Despite the strength of his cultural identifications, Charles has been increasingly ostracized by the Penobscot men and women he is surrounded by. Because of a public rift between Charles and his best friend, Gizos, when the boys were teenagers, Charles was shunned. When Fredrick died, his expulsion from the community was complete. However, Charles still feels connected to Penobscot culture. When Gizos’s father, Lenno, dies, Charles hears drumming and singing in the distance and immediately drives to the reservation to investigate. Although the people gathered to mourn Lenno want nothing to do with Charles, he remembers and quietly sings the Penobscot death song to himself. The song thus symbolizes Charles’s commitment to his cultural identity and relates to the theme of Cultural Heritage, Identity, and Belonging. To Charles, singing this song is a way to honor Lenno and the Penobscot Nation; that he is honoring a man who was partially responsible for his ostracization merely underscores the depth of his identification with the culture. Additionally, it helps him preserve Fredrick’s legacy and keep Fredrick’s culture and history alive.

Surveillance

Since Charles spends a great deal of time observing Elizabeth from afar, surveillance becomes one of the novel’s key motifs. It was Mary who insisted that Charles’s identity remain a secret from their daughter, and her decision has always been a source of pain and unhappiness for Charles. Because he has been cut entirely out of her life, the only way to maintain some semblance of a connection is by watching Elizabeth in secret. The motif of surveillance helps the author explore The Psychological Impact of Secrets, in that Charles’s fixation with watching Elizabeth is a source of solace, sadness, and worry. Because he gleans only small bits of information about her life from watching her, Charles realizes that he is not, and never has been, part of her life. This quiet form of observation highlights the alienation he feels from his own family, as he is forced to watch his daughter’s life unfold without being allowed to actively participate in it. That knowledge eats away at him, in part because he knows from his childhood with Fredrick what it is like to have a caring and supportive father. That he cannot give this gift to his daughter because of Mary’s secret has been at the heart of both his alcohol use disorder and his lifelong battle with unhappiness. 

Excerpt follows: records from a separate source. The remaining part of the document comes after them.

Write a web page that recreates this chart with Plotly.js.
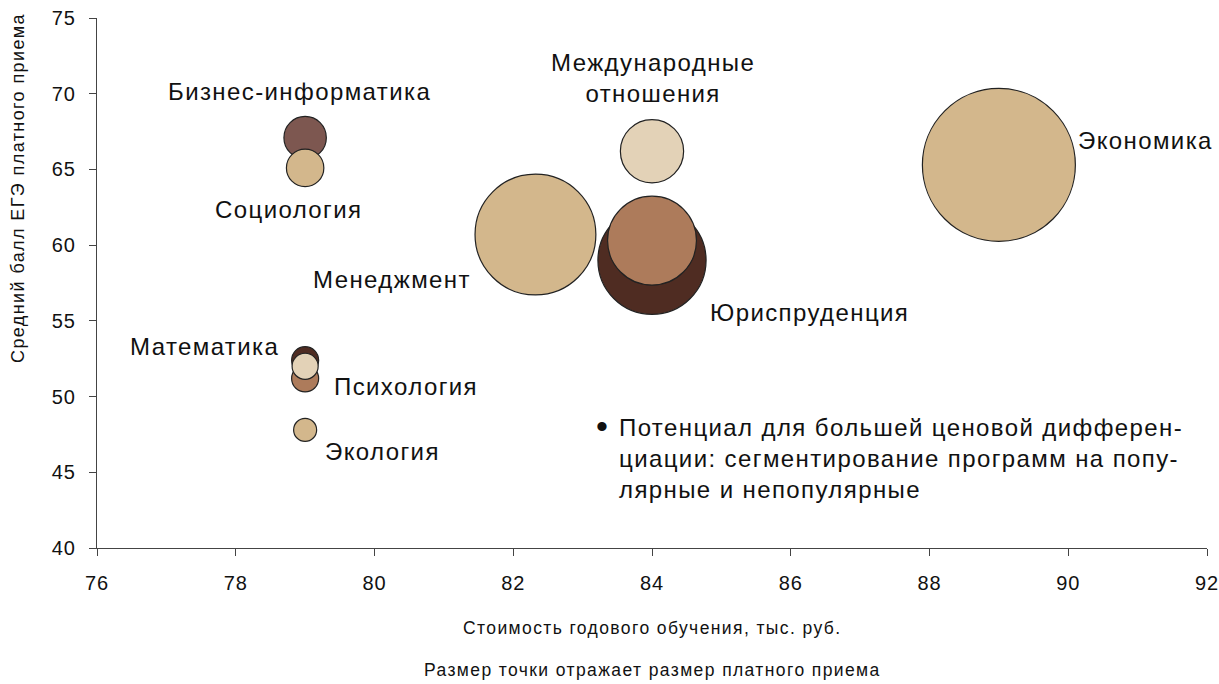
<!DOCTYPE html>
<html>
<head>
<meta charset="utf-8">
<script src="https://cdn.plot.ly/plotly-3.0.1.min.js"></script>
<style>
html,body{margin:0;padding:0;background:#fff;}
#chart{width:1219px;height:684px;}
text.annotation-text{letter-spacing:1.4px;}
.xtick text,.ytick text{letter-spacing:1px;}
</style>
</head>
<body>
<div id="chart"></div>
<script>
// Programs (draw order matters: later bubbles are drawn on top)
const programs = ["Юриспруденция", "Юриспруденция (2)", "Менеджмент", "Международные отношения", "Экономика",
                  "Бизнес-информатика", "Социология", "Математика", "Психология", "Математика (2)", "Экология"];
// Annual tuition cost, thousand roubles
const cost = [84, 84, 82.32, 84, 89, 79, 79, 79, 79, 79, 79];
// Average USE score of paid admissions
const score = [59.0, 60.3, 60.7, 66.2, 65.3, 67.1, 65.1, 52.4, 51.2, 52.0, 47.8];
// Size of paid admission (relative units)
const intake = [117, 79, 146, 40, 234, 18, 14, 7.3, 7.3, 6.8, 5.3];
const colors = ["#4f2c22", "#ad7b5b", "#d3b78c", "#e3d2b7", "#d3b78c",
                "#7d5750", "#d3b78c", "#4f2c22", "#ad7b5b", "#e3d2b7", "#d3b78c"];

const xTicks = [76, 78, 80, 82, 84, 86, 88, 90, 92];
const yTicks = [40, 45, 50, 55, 60, 65, 70, 75];

const FONT = "Liberation Sans, Arial, sans-serif";
const L = 97, R = 12, T = 18, B = 136, W = 1219, H = 684;
const PW = W - L - R, PH = H - T - B;
// pixel -> data helpers for label placement
const dx = px => 76 + (px - L) / PW * 16;
const dy = py => 75 - (py - T) / PH * 35;
const px2paperX = px => (px - L) / PW;
const py2paperY = py => 1 - (py - T) / PH;

const trace = {
  type: "scatter",
  mode: "markers",
  x: cost,
  y: score,
  text: programs,
  hoverinfo: "text",
  marker: {
    size: intake,
    sizemode: "area",
    sizeref: 0.02,
    color: colors,
    opacity: 1,
    line: {color: "#222", width: 1.2}
  },
  cliponaxis: false
};

function lab(text, px, py, xanchor, size) {
  return {text: text, x: dx(px), y: dy(py), xref: "x", yref: "y", showarrow: false,
          xanchor: xanchor || "center", yanchor: "middle",
          font: {family: FONT, size: size || 24, color: "#111"}};
}
function note(text, px, py, size, angle) {
  return {text: text, x: px2paperX(px), y: py2paperY(py), xref: "paper", yref: "paper",
          showarrow: false, xanchor: "center", yanchor: "middle", textangle: angle || 0,
          font: {family: FONT, size: size, color: "#111"}};
}

const annotations = [
  lab("Бизнес-информатика", 299, 91),
  lab("Социология", 288, 209),
  lab("Менеджмент", 392, 279),
  lab("Международные<br>отношения", 653, 78),
  lab("Экономика", 1145, 140),
  lab("Юриспруденция", 809, 312),
  lab("Математика", 204, 346),
  lab("Психология", 406, 386),
  lab("Экология", 382, 451),
  lab("•", 602, 426, "center", 34),
  Object.assign(lab("Потенциал для большей ценовой дифферен-<br>циации: сегментирование программ на попу-<br>лярные и непопулярные", 617, 458, "left"), {align: "left"}),
  note("Средний балл ЕГЭ платного приема", 18, 188, 18, -90),
  note("Стоимость годового обучения, тыс. руб.", 652, 628, 17.5),
  note("Размер точки отражает размер платного приема", 652, 670, 17.5)
];

const layout = {
  width: W, height: H,
  margin: {l: L, r: R, t: T, b: B},
  paper_bgcolor: "#fff", plot_bgcolor: "#fff",
  showlegend: false,
  font: {family: FONT, color: "#111"},
  xaxis: {
    range: [76, 92], tickvals: xTicks, ticktext: xTicks.map(String),
    showgrid: false, zeroline: false, showline: true, linecolor: "#444", linewidth: 1,
    ticks: "outside", ticklen: 7, tickcolor: "#444", tickwidth: 1,
    tickfont: {family: FONT, size: 20, color: "#111"}, ticklabelstandoff: 10,
    ticklabeloverflow: "allow"
  },
  yaxis: {
    range: [40, 75], tickvals: yTicks, ticktext: yTicks.map(String),
    showgrid: false, zeroline: false, showline: true, linecolor: "#444", linewidth: 1,
    ticks: "outside", ticklen: 7, tickcolor: "#444", tickwidth: 1,
    tickfont: {family: FONT, size: 20, color: "#111"}, ticklabelstandoff: 9,
    ticklabeloverflow: "allow"
  },
  annotations: annotations
};

Plotly.newPlot("chart", [trace], layout, {displayModeBar: false, staticPlot: true});
</script>
</body>
</html>
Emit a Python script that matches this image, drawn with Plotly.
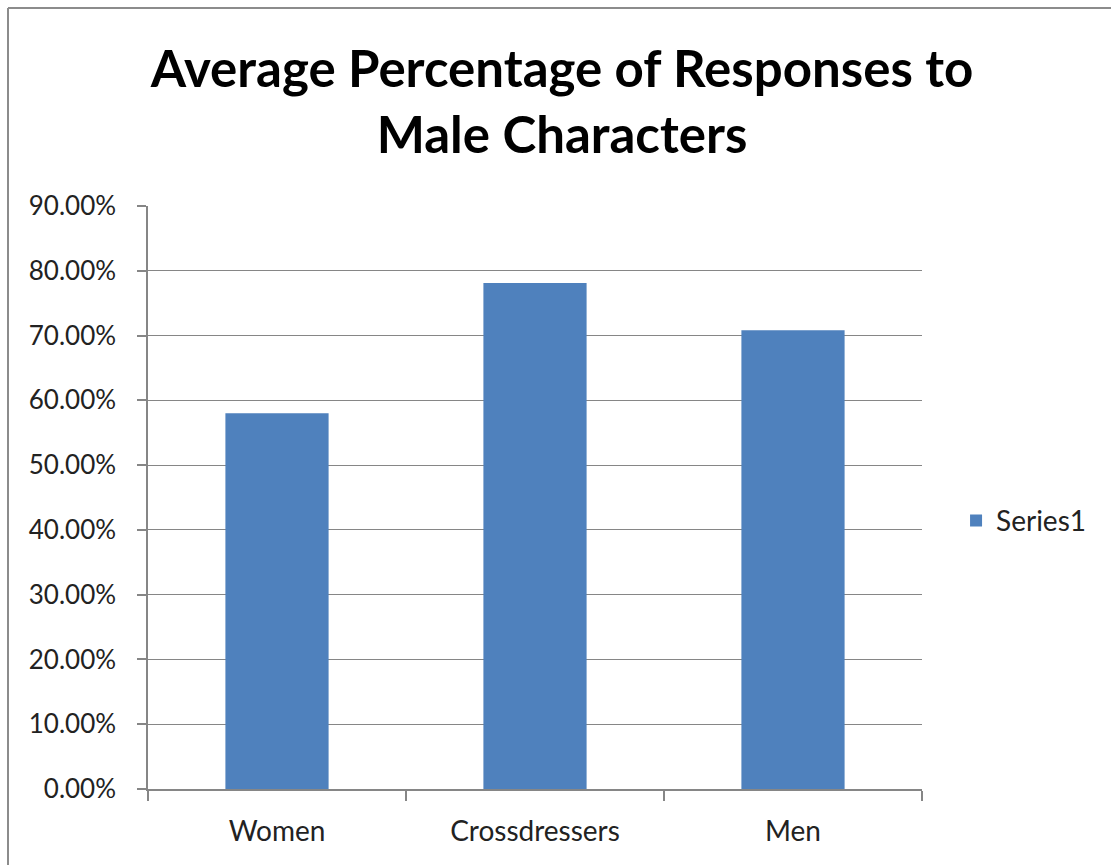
import plotly.graph_objects as go

categories = ["Women", "Crossdressers", "Men"]
values = [0.580, 0.781, 0.708]
series_name = "Series1"
tick_vals = [0, 0.1, 0.2, 0.3, 0.4, 0.5, 0.6, 0.7, 0.8, 0.9]
tick_text = ["0.00%", "10.00%", "20.00%", "30.00%", "40.00%", "50.00%",
             "60.00%", "70.00%", "80.00%", "90.00%"]

W, H = 1111, 865
L, R, T, B = 148, 189, 206, 76
pw, ph = W - L - R, H - T - B

fig = go.Figure()
fig.add_trace(go.Bar(x=categories, y=values, name=series_name,
                     marker=dict(color="#4F81BD", line=dict(width=0)),
                     showlegend=True))

fig.update_layout(
    width=W, height=H,
    margin=dict(l=L, r=R, t=T, b=B),
    paper_bgcolor="white", plot_bgcolor="white",
    bargap=0.6,
    font=dict(family="Lato, Open Sans, sans-serif", color="#222222", size=19),
    title=dict(text="Average Percentage of Responses to<br>Male Characters",
               x=562 / W, xanchor="center", y=1 - 87 / H, yanchor="middle",
               font=dict(family="Lato", size=51, color="black", weight="bold")),
    showlegend=True,
    legend=dict(x=1.044, y=0.46, xanchor="left", yanchor="middle",
                font=dict(size=28, color="#222222"), itemwidth=30),
    xaxis=dict(showline=True, linecolor="#868686", linewidth=1.5,
               ticks="outside", tickson="boundaries", ticklen=10,
               tickcolor="#868686", tickwidth=1.5, ticklabelstandoff=17,
               tickfont=dict(size=28, color="#222222"), showgrid=False),
    yaxis=dict(range=[0, 0.9], tickvals=tick_vals, ticktext=tick_text,
               showline=True, linecolor="#868686", linewidth=1.5,
               ticks="outside", ticklen=9, tickcolor="#868686", tickwidth=1.5,
               ticklabelstandoff=16,
               showgrid=True, gridcolor="#868686", gridwidth=1.3,
               tickfont=dict(size=26, color="#222222"), zeroline=False),
)

# Chart-area border (top and left edges visible in the reference)
x0 = (8 - L) / pw
x1 = (W + 5 - L) / pw
ytop = (H - B - 8) / ph
ybot = -(B + 10) / ph
fig.add_shape(type="line", xref="paper", yref="paper", x0=x0, x1=x1, y0=ytop, y1=ytop,
              line=dict(color="#8c8c8c", width=2))
fig.add_shape(type="line", xref="paper", yref="paper", x0=x0, x1=x0, y0=ybot, y1=ytop,
              line=dict(color="#8c8c8c", width=2))

fig.write_html("out.html")
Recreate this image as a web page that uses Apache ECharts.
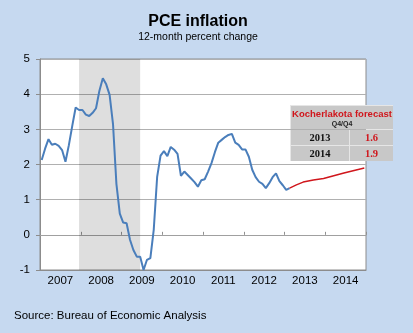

The motif of surveillance also supports the theme of The Enduring Strength of Family Ties. Charles never loses hope that he will forge a relationship with his daughter, and he never loses sight of their connection. Through his surveillance, Charles comes to understand that Elizabeth is in some kind of emotional distress. The realization that Elizabeth is suffering further deepens Charles’s sense of responsibility to her. While Charles is determined to step in and be the father he feels he should have been all along, his position as an outsider prevents him from offering the support that Elizabeth needs. Surveillance here shifts from passive observation to active concern, as Charles understands that the secrets that have been kept from Elizabeth are harming her in ways that he may have been unable to prevent but can now seek to remedy.